Many in the IT industry seem to think that experience comes from the breadth of different technologies and industries in which one has worked - giving rise to the helter skelter nature of the IT jobs marked where you’re seen to be “somehow less” if you haven’t moved jobs every 18-24 months.
In conversation, others have brought up the cliche “Experience is what you get when you don’t get what you want”, focussing particularly on the idea that the greatest experience is gained from project failure.
I’m not convinced that the number of technologies or industry sectors is itself a worthwhile metric, though a breadth of engagements does have a certain value. Nor am I convinced that the only worthwhile lessons are learnt from failure - while the debris of a failure is a fertile source of lessons, project success can teach us much as well.
Experience is
Experience is gained when we grok (truly understand) the consequences of the decisions that have gone before.
They key of this definition is to observe the feedback loop.
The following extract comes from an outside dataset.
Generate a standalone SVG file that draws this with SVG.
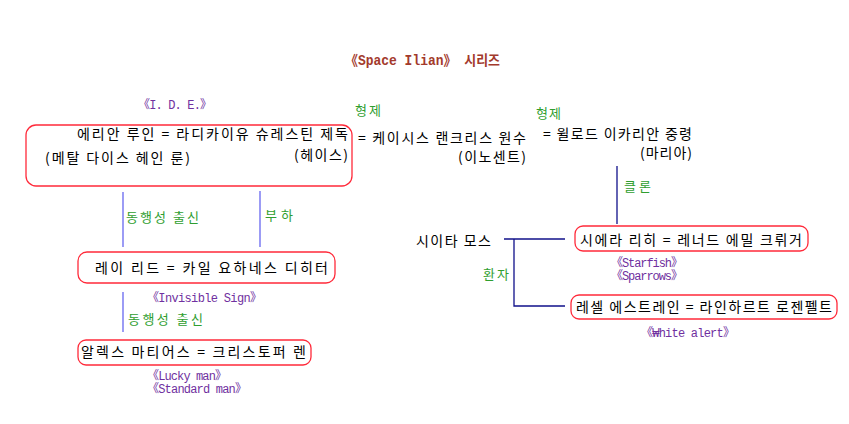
<svg xmlns="http://www.w3.org/2000/svg" width="849" height="424" viewBox="0 0 849 424">
<style>
text{font-family:"Noto Sans CJK KR","Liberation Sans",sans-serif;font-size:14px;fill:#000}
.t{font-family:"Liberation Mono","Noto Sans CJK KR",monospace;font-weight:bold;fill:#a33a2c;font-size:14px}
.g{fill:#2f9e2f;font-size:13px}
.p{font-family:"Liberation Mono","Noto Sans CJK KR",monospace;fill:#7030a0;font-size:12px}
.box{fill:none;stroke:#ff2a3a;stroke-width:1.3}
.lb{stroke:#6666f0;stroke-width:1.3}
.ln{stroke:#10108a;stroke-width:1.3;fill:none}
</style>
<rect width="849" height="424" fill="#fff"/>
<text class="t" x="345" y="65" textLength="155" lengthAdjust="spacingAndGlyphs">《Space Ilian》 시리즈</text>

<g id="connectors">
<line class="lb" x1="123" y1="192" x2="123" y2="247"/>
<line class="lb" x1="260" y1="191" x2="260" y2="247"/>
<line class="lb" x1="123" y1="292" x2="123" y2="332"/>
<line class="ln" x1="617" y1="166" x2="617" y2="224"/>
<line class="ln" x1="504" y1="239" x2="565" y2="239"/>
<polyline class="ln" points="514,239 514,306 565,306"/>
<text class="g" x="126" y="222" textLength="73">동행성 출신</text>
<text class="g" x="265" y="220" textLength="28">부하</text>
<text class="g" x="128" y="324" textLength="75">동행성 출신</text>
<text class="g" x="624" y="191" textLength="27">클론</text>
<text class="g" x="483" y="279" textLength="26">환자</text>
<text class="g" x="355" y="115" textLength="26">형제</text>
<text class="g" x="536" y="118" textLength="25">형제</text>
</g>

<g id="node-eris">
<rect class="box" x="26" y="125" width="326" height="61" rx="10"/>
<text x="77" y="139" textLength="271">에리안 루인 = 라디카이유 슈레스틴 제독</text>
<text x="45" y="163" textLength="145">(메탈 다이스 헤인 룬)</text>
<text x="294" y="160" textLength="54">(헤이스)</text>
<text class="p" x="138" y="109" textLength="74">《I. D. E.》</text>
</g>

<g id="node-caesis">
<text x="358" y="143" textLength="168">= 케이시스 랜크리스 원수</text>
<text x="458" y="162" textLength="68">(이노센트)</text>
</g>

<g id="node-willord">
<text x="543" y="139" textLength="149">= 윌로드 이카리안 중령</text>
<text x="640" y="158" textLength="52">(마리아)</text>
</g>

<g id="node-sierra">
<rect class="box" x="575" y="226" width="233" height="25" rx="8"/>
<text x="580" y="245" textLength="222">시에라 리히 = 레너드 에밀 크뤼거</text>
<text class="p" x="611" y="267" textLength="72">《Starfish》</text>
<text class="p" x="611" y="280" textLength="72">《Sparrows》</text>
</g>

<g id="node-sita">
<text x="416" y="246" textLength="75">시이타 모스</text>
</g>

<g id="node-reselle">
<rect class="box" x="571" y="295" width="266" height="24" rx="8"/>
<text x="576" y="312" textLength="256">레셀 에스트레인 = 라인하르트 로젠펠트</text>
<text class="p" x="641" y="337" textLength="94">《₩hite alert》</text>
</g>

<g id="node-ray">
<rect class="box" x="78" y="252" width="257" height="31" rx="9"/>
<text x="95" y="273" textLength="233">레이 리드 = 카일 요하네스 디히터</text>
<text class="p" x="147" y="302" textLength="115">《Invisible Sign》</text>
</g>

<g id="node-alex">
<rect class="box" x="78" y="340" width="233" height="25" rx="8"/>
<text x="81" y="357" textLength="225">알렉스 마티어스 = 크리스토퍼 렌</text>
<text class="p" x="147" y="380" textLength="80">《Lucky man》</text>
<text class="p" x="147" y="393" textLength="100">《Standard man》</text>
</g>
</svg>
If the consequences of a decision are thoroughly understood, future decision making will be influenced for the better. If not, future decision making will be no better. It doesn’t matter whether the consequences are good or bad, if the reasons for the outcomes are understood, the quality of future decisions will be improved.
It’s in the minutiae of the day to day that the real consequences of a decision can be seen - and if the decision maker doesn’t experience these details, their knowledge cannot grow and their decision making cannot improve.
If you’re involved with a project or product from the very earliest days, through development and testing, past release and go live and into day to day operation, then you have a golden opportunity to learn the lessons from decisions past. Whether you made the original decisions or not, pay attention to what works and what doesn’t, for these are valuable experiences you can carry forward.
Conversely, fly-by-night consultants who dictate architecture without any involvement in actual development are dangerous simply because they remain ignorant of which of their decisions are bad and which are good. They are therefore free to repeat their bad decisions over and over again.
This is why the archetypal “non-coding architect” can be such a problem - because they don’t (won’t!) experience day to day consequences, the quality of their decisions is limited to their prior history, without much (if any) opportunity for improvement.
Action
Experience is what you get when you learn from the consequences of past decisions.
Where you can, stay involved with a project so that the impact of your own decisions is revealed. Wherever you are, gain all the experience you can by paying attention to the impact of decisions made by others.